### Collected material
- - -

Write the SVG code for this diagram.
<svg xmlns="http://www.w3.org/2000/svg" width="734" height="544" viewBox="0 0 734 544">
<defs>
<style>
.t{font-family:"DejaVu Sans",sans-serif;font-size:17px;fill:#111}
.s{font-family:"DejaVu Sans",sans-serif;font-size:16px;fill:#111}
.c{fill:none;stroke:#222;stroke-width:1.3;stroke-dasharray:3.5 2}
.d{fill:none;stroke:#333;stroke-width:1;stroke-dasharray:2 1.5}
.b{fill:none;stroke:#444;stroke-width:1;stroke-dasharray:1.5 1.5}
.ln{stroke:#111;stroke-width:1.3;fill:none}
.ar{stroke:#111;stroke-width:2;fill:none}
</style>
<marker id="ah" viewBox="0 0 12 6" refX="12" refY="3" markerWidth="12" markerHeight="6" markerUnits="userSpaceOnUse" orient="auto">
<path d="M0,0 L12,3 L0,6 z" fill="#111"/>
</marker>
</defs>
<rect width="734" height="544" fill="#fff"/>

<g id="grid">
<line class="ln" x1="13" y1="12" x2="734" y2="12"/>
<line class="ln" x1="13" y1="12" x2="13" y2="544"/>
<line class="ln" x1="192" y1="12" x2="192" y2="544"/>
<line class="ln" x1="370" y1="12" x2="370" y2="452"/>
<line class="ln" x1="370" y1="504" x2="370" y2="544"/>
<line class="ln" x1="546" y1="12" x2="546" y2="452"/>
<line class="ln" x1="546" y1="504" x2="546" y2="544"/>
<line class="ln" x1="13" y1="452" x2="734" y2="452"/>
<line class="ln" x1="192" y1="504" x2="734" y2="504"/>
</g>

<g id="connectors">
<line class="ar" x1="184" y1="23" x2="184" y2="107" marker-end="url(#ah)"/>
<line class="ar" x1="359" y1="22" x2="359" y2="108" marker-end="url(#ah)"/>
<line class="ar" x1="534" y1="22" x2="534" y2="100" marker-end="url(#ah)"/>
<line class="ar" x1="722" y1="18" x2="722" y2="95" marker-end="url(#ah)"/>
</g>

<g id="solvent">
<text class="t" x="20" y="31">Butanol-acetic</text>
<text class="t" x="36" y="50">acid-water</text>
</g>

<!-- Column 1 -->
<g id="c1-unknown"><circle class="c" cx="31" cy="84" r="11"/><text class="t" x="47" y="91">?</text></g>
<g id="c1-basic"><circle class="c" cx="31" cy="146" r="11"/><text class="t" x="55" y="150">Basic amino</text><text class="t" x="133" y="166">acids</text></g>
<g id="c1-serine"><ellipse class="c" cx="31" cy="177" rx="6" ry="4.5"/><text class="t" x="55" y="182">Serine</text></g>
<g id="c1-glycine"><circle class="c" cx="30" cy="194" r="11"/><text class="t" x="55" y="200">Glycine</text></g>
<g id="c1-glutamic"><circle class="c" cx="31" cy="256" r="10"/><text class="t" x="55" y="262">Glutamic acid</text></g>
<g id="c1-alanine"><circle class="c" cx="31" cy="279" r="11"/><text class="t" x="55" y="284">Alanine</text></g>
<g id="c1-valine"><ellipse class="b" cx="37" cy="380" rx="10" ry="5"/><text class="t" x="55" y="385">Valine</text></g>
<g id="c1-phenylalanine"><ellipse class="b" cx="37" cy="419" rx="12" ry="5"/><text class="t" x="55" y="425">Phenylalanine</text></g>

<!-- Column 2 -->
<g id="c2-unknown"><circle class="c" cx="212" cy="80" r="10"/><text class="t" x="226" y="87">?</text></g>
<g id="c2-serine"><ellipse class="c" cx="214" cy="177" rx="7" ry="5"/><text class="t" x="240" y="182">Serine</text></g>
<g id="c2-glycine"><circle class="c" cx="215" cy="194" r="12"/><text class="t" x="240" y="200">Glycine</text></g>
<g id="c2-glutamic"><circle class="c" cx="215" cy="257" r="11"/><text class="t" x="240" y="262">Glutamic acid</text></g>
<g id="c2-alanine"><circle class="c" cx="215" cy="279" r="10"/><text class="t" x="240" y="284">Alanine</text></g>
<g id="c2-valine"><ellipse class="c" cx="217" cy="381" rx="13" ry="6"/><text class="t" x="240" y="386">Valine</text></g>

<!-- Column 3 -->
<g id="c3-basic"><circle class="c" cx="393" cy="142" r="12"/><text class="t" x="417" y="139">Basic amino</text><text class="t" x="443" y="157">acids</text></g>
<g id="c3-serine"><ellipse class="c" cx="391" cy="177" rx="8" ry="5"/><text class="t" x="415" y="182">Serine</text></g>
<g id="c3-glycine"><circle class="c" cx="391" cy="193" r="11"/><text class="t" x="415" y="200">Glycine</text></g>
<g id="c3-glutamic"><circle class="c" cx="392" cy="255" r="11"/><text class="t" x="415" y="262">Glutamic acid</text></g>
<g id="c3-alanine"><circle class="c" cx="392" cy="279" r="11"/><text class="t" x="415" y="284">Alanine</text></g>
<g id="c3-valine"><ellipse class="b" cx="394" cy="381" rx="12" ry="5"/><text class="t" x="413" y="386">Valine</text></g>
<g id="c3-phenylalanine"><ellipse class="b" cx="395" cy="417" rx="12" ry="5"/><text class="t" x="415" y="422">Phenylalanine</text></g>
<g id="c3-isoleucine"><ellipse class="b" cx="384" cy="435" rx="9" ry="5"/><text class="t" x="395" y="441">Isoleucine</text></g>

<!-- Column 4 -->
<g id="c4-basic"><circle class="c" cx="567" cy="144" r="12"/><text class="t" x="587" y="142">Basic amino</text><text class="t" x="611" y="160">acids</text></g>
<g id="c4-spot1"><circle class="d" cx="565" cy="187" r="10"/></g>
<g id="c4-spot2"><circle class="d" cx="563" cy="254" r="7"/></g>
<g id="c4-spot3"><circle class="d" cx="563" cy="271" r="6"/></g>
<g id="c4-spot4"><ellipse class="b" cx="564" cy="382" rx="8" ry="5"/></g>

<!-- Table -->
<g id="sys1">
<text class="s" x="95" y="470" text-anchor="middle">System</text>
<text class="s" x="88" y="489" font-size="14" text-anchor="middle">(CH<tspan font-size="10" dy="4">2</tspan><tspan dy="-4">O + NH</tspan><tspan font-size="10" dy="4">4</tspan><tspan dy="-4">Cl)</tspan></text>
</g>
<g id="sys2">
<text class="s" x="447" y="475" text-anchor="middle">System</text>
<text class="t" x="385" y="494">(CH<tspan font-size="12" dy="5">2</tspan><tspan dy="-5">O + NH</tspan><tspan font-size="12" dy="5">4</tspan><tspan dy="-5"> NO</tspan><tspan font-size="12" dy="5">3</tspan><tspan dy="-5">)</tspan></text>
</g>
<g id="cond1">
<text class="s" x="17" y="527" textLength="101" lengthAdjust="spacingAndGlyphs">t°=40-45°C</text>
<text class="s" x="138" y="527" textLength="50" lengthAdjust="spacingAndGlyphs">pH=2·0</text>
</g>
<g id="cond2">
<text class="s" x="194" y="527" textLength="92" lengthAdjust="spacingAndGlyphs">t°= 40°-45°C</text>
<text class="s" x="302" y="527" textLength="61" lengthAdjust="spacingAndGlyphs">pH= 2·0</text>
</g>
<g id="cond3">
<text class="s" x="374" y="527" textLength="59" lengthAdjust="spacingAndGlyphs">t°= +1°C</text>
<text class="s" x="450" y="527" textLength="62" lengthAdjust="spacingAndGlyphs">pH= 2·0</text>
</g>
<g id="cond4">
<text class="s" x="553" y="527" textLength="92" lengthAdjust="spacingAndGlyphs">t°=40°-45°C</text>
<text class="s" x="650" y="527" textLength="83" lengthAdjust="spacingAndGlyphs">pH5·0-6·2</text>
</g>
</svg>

- - -

### Exercise description
Copy out the full material exactly as it appears.

### Exercise result
Write the SVG code for this diagram.
<svg xmlns="http://www.w3.org/2000/svg" width="734" height="544" viewBox="0 0 734 544">
<defs>
<style>
.t{font-family:"DejaVu Sans",sans-serif;font-size:17px;fill:#111}
.s{font-family:"DejaVu Sans",sans-serif;font-size:16px;fill:#111}
.c{fill:none;stroke:#222;stroke-width:1.3;stroke-dasharray:3.5 2}
.d{fill:none;stroke:#333;stroke-width:1;stroke-dasharray:2 1.5}
.b{fill:none;stroke:#444;stroke-width:1;stroke-dasharray:1.5 1.5}
.ln{stroke:#111;stroke-width:1.3;fill:none}
.ar{stroke:#111;stroke-width:2;fill:none}
</style>
<marker id="ah" viewBox="0 0 12 6" refX="12" refY="3" markerWidth="12" markerHeight="6" markerUnits="userSpaceOnUse" orient="auto">
<path d="M0,0 L12,3 L0,6 z" fill="#111"/>
</marker>
</defs>
<rect width="734" height="544" fill="#fff"/>

<g id="grid">
<line class="ln" x1="13" y1="12" x2="734" y2="12"/>
<line class="ln" x1="13" y1="12" x2="13" y2="544"/>
<line class="ln" x1="192" y1="12" x2="192" y2="544"/>
<line class="ln" x1="370" y1="12" x2="370" y2="452"/>
<line class="ln" x1="370" y1="504" x2="370" y2="544"/>
<line class="ln" x1="546" y1="12" x2="546" y2="452"/>
<line class="ln" x1="546" y1="504" x2="546" y2="544"/>
<line class="ln" x1="13" y1="452" x2="734" y2="452"/>
<line class="ln" x1="192" y1="504" x2="734" y2="504"/>
</g>

<g id="connectors">
<line class="ar" x1="184" y1="23" x2="184" y2="107" marker-end="url(#ah)"/>
<line class="ar" x1="359" y1="22" x2="359" y2="108" marker-end="url(#ah)"/>
<line class="ar" x1="534" y1="22" x2="534" y2="100" marker-end="url(#ah)"/>
<line class="ar" x1="722" y1="18" x2="722" y2="95" marker-end="url(#ah)"/>
</g>

<g id="solvent">
<text class="t" x="20" y="31">Butanol-acetic</text>
<text class="t" x="36" y="50">acid-water</text>
</g>

<!-- Column 1 -->
<g id="c1-unknown"><circle class="c" cx="31" cy="84" r="11"/><text class="t" x="47" y="91">?</text></g>
<g id="c1-basic"><circle class="c" cx="31" cy="146" r="11"/><text class="t" x="55" y="150">Basic amino</text><text class="t" x="133" y="166">acids</text></g>
<g id="c1-serine"><ellipse class="c" cx="31" cy="177" rx="6" ry="4.5"/><text class="t" x="55" y="182">Serine</text></g>
<g id="c1-glycine"><circle class="c" cx="30" cy="194" r="11"/><text class="t" x="55" y="200">Glycine</text></g>
<g id="c1-glutamic"><circle class="c" cx="31" cy="256" r="10"/><text class="t" x="55" y="262">Glutamic acid</text></g>
<g id="c1-alanine"><circle class="c" cx="31" cy="279" r="11"/><text class="t" x="55" y="284">Alanine</text></g>
<g id="c1-valine"><ellipse class="b" cx="37" cy="380" rx="10" ry="5"/><text class="t" x="55" y="385">Valine</text></g>
<g id="c1-phenylalanine"><ellipse class="b" cx="37" cy="419" rx="12" ry="5"/><text class="t" x="55" y="425">Phenylalanine</text></g>

<!-- Column 2 -->
<g id="c2-unknown"><circle class="c" cx="212" cy="80" r="10"/><text class="t" x="226" y="87">?</text></g>
<g id="c2-serine"><ellipse class="c" cx="214" cy="177" rx="7" ry="5"/><text class="t" x="240" y="182">Serine</text></g>
<g id="c2-glycine"><circle class="c" cx="215" cy="194" r="12"/><text class="t" x="240" y="200">Glycine</text></g>
<g id="c2-glutamic"><circle class="c" cx="215" cy="257" r="11"/><text class="t" x="240" y="262">Glutamic acid</text></g>
<g id="c2-alanine"><circle class="c" cx="215" cy="279" r="10"/><text class="t" x="240" y="284">Alanine</text></g>
<g id="c2-valine"><ellipse class="c" cx="217" cy="381" rx="13" ry="6"/><text class="t" x="240" y="386">Valine</text></g>

<!-- Column 3 -->
<g id="c3-basic"><circle class="c" cx="393" cy="142" r="12"/><text class="t" x="417" y="139">Basic amino</text><text class="t" x="443" y="157">acids</text></g>
<g id="c3-serine"><ellipse class="c" cx="391" cy="177" rx="8" ry="5"/><text class="t" x="415" y="182">Serine</text></g>
<g id="c3-glycine"><circle class="c" cx="391" cy="193" r="11"/><text class="t" x="415" y="200">Glycine</text></g>
<g id="c3-glutamic"><circle class="c" cx="392" cy="255" r="11"/><text class="t" x="415" y="262">Glutamic acid</text></g>
<g id="c3-alanine"><circle class="c" cx="392" cy="279" r="11"/><text class="t" x="415" y="284">Alanine</text></g>
<g id="c3-valine"><ellipse class="b" cx="394" cy="381" rx="12" ry="5"/><text class="t" x="413" y="386">Valine</text></g>
<g id="c3-phenylalanine"><ellipse class="b" cx="395" cy="417" rx="12" ry="5"/><text class="t" x="415" y="422">Phenylalanine</text></g>
<g id="c3-isoleucine"><ellipse class="b" cx="384" cy="435" rx="9" ry="5"/><text class="t" x="395" y="441">Isoleucine</text></g>

<!-- Column 4 -->
<g id="c4-basic"><circle class="c" cx="567" cy="144" r="12"/><text class="t" x="587" y="142">Basic amino</text><text class="t" x="611" y="160">acids</text></g>
<g id="c4-spot1"><circle class="d" cx="565" cy="187" r="10"/></g>
<g id="c4-spot2"><circle class="d" cx="563" cy="254" r="7"/></g>
<g id="c4-spot3"><circle class="d" cx="563" cy="271" r="6"/></g>
<g id="c4-spot4"><ellipse class="b" cx="564" cy="382" rx="8" ry="5"/></g>

<!-- Table -->
<g id="sys1">
<text class="s" x="95" y="470" text-anchor="middle">System</text>
<text class="s" x="88" y="489" font-size="14" text-anchor="middle">(CH<tspan font-size="10" dy="4">2</tspan><tspan dy="-4">O + NH</tspan><tspan font-size="10" dy="4">4</tspan><tspan dy="-4">Cl)</tspan></text>
</g>
<g id="sys2">
<text class="s" x="447" y="475" text-anchor="middle">System</text>
<text class="t" x="385" y="494">(CH<tspan font-size="12" dy="5">2</tspan><tspan dy="-5">O + NH</tspan><tspan font-size="12" dy="5">4</tspan><tspan dy="-5"> NO</tspan><tspan font-size="12" dy="5">3</tspan><tspan dy="-5">)</tspan></text>
</g>
<g id="cond1">
<text class="s" x="17" y="527" textLength="101" lengthAdjust="spacingAndGlyphs">t°=40-45°C</text>
<text class="s" x="138" y="527" textLength="50" lengthAdjust="spacingAndGlyphs">pH=2·0</text>
</g>
<g id="cond2">
<text class="s" x="194" y="527" textLength="92" lengthAdjust="spacingAndGlyphs">t°= 40°-45°C</text>
<text class="s" x="302" y="527" textLength="61" lengthAdjust="spacingAndGlyphs">pH= 2·0</text>
</g>
<g id="cond3">
<text class="s" x="374" y="527" textLength="59" lengthAdjust="spacingAndGlyphs">t°= +1°C</text>
<text class="s" x="450" y="527" textLength="62" lengthAdjust="spacingAndGlyphs">pH= 2·0</text>
</g>
<g id="cond4">
<text class="s" x="553" y="527" textLength="92" lengthAdjust="spacingAndGlyphs">t°=40°-45°C</text>
<text class="s" x="650" y="527" textLength="83" lengthAdjust="spacingAndGlyphs">pH5·0-6·2</text>
</g>
</svg>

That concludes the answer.